▶ [Data shown]:
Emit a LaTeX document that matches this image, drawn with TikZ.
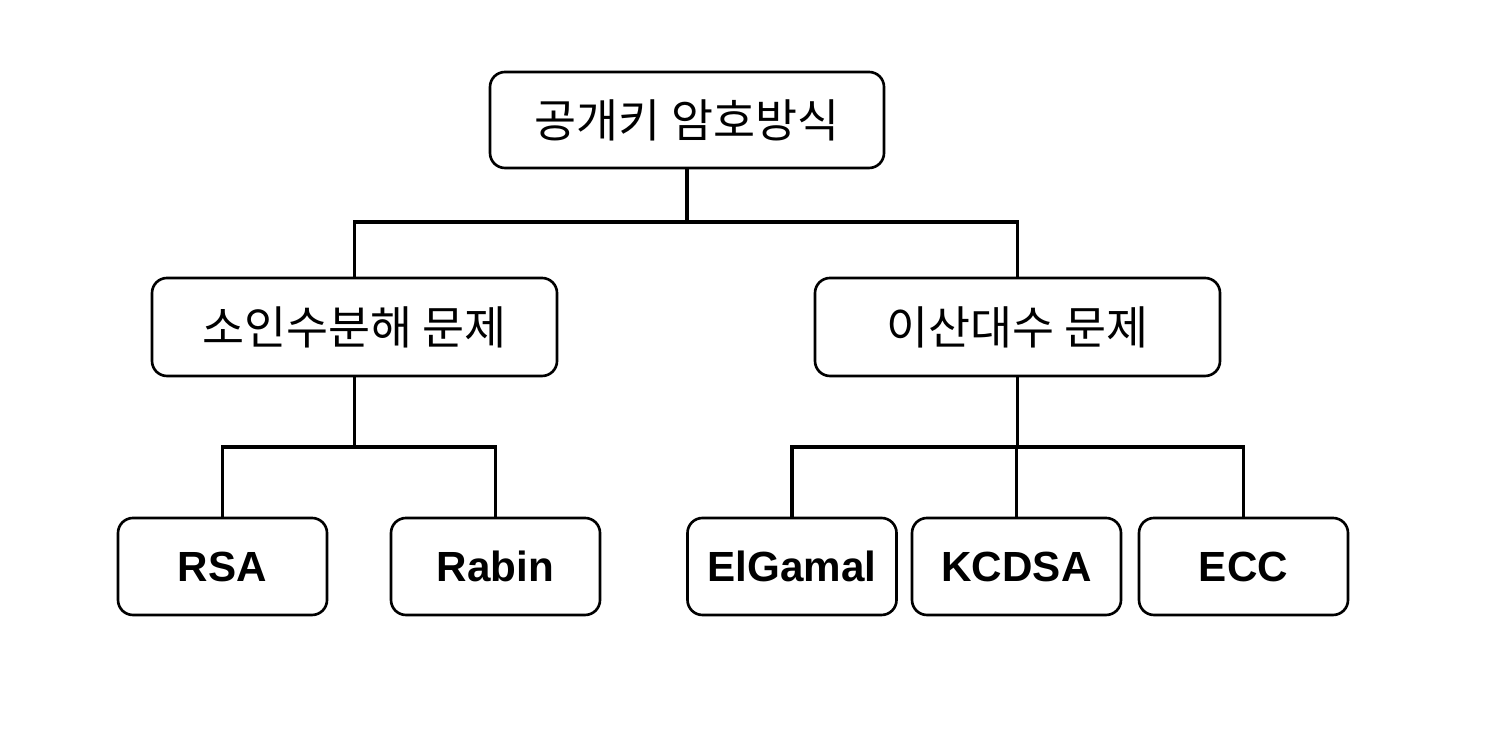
\documentclass[tikz,border=0pt]{standalone}
\usepackage{fontspec}
\setmainfont{Liberation Sans}
\newfontfamily\krfont{Noto Sans CJK KR}

\begin{document}
\begin{tikzpicture}[
	 box/.style = {draw, line width = 1.5pt, rounded corners = 0.3 cm, align = center},
	 topbox/.style = {box, minimum width = 7.88 cm, minimum height = 1.92 cm, font = \krfont\fontsize{26}{30}\selectfont},
	 midbox/.style = {box, minimum width = 8.1 cm, minimum height = 1.96 cm, font = \krfont\fontsize{26}{30}\selectfont},
	 algbox/.style = {box, minimum width = 4.18 cm, minimum height = 1.94 cm, font = \bfseries\fontsize{24}{28}\selectfont},
	 link/.style = {line width = 1.8pt}
	 ]
	 \useasboundingbox (0, 0) rectangle (29.8, 14.76);
	 
	 \node[topbox] (pk) at (13.74, 12.36) {공개키 암호방식};
	 
	 \node[midbox] (fact) at (7.09, 8.22) {소인수분해 문제};
	 \node[midbox] (dlog) at (20.35, 8.22) {이산대수 문제};
	 
	 \node[algbox] (rsa) at (4.45, 3.43) {RSA};
	 \node[algbox] (rabin) at (9.91, 3.43) {Rabin};
	 \node[algbox] (elgamal) at (15.84, 3.43) {ElGamal};
	 \node[algbox] (kcdsa) at (20.33, 3.43) {KCDSA};
	 \node[algbox] (ecc) at (24.87, 3.43) {ECC};
	 
	 \coordinate (jtop) at (13.74, 10.32);
	 \coordinate (jfact) at (7.09, 5.82);
	 \coordinate (jdlog) at (20.35, 5.82);
	 
	 \draw[link] (pk.south) -- (jtop);
	 \draw[link] (fact.north) |- (jtop) -| (dlog.north);
	 
	 \draw[link] (fact.south) -- (jfact);
	 \draw[link] (rsa.north) |- (jfact) -| (rabin.north);
	 
	 \draw[link] (dlog.south) -- (jdlog);
	 \draw[link] (elgamal.north) |- (jdlog) -| (ecc.north);
	 \draw[link] (kcdsa.north) -- (kcdsa.north |- jdlog);
\end{tikzpicture}
\end{document}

▶ [Task requirements]:
Do not include the images; transcribe the rest of the listing exactly.

▶ [Complete output]:
Emit a LaTeX document that matches this image, drawn with TikZ.
\documentclass[tikz,border=0pt]{standalone}
\usepackage{fontspec}
\setmainfont{Liberation Sans}
\newfontfamily\krfont{Noto Sans CJK KR}

\begin{document}
\begin{tikzpicture}[
	 box/.style = {draw, line width = 1.5pt, rounded corners = 0.3 cm, align = center},
	 topbox/.style = {box, minimum width = 7.88 cm, minimum height = 1.92 cm, font = \krfont\fontsize{26}{30}\selectfont},
	 midbox/.style = {box, minimum width = 8.1 cm, minimum height = 1.96 cm, font = \krfont\fontsize{26}{30}\selectfont},
	 algbox/.style = {box, minimum width = 4.18 cm, minimum height = 1.94 cm, font = \bfseries\fontsize{24}{28}\selectfont},
	 link/.style = {line width = 1.8pt}
	 ]
	 \useasboundingbox (0, 0) rectangle (29.8, 14.76);
	 
	 \node[topbox] (pk) at (13.74, 12.36) {공개키 암호방식};
	 
	 \node[midbox] (fact) at (7.09, 8.22) {소인수분해 문제};
	 \node[midbox] (dlog) at (20.35, 8.22) {이산대수 문제};
	 
	 \node[algbox] (rsa) at (4.45, 3.43) {RSA};
	 \node[algbox] (rabin) at (9.91, 3.43) {Rabin};
	 \node[algbox] (elgamal) at (15.84, 3.43) {ElGamal};
	 \node[algbox] (kcdsa) at (20.33, 3.43) {KCDSA};
	 \node[algbox] (ecc) at (24.87, 3.43) {ECC};
	 
	 \coordinate (jtop) at (13.74, 10.32);
	 \coordinate (jfact) at (7.09, 5.82);
	 \coordinate (jdlog) at (20.35, 5.82);
	 
	 \draw[link] (pk.south) -- (jtop);
	 \draw[link] (fact.north) |- (jtop) -| (dlog.north);
	 
	 \draw[link] (fact.south) -- (jfact);
	 \draw[link] (rsa.north) |- (jfact) -| (rabin.north);
	 
	 \draw[link] (dlog.south) -- (jdlog);
	 \draw[link] (elgamal.north) |- (jdlog) -| (ecc.north);
	 \draw[link] (kcdsa.north) -- (kcdsa.north |- jdlog);
\end{tikzpicture}
\end{document}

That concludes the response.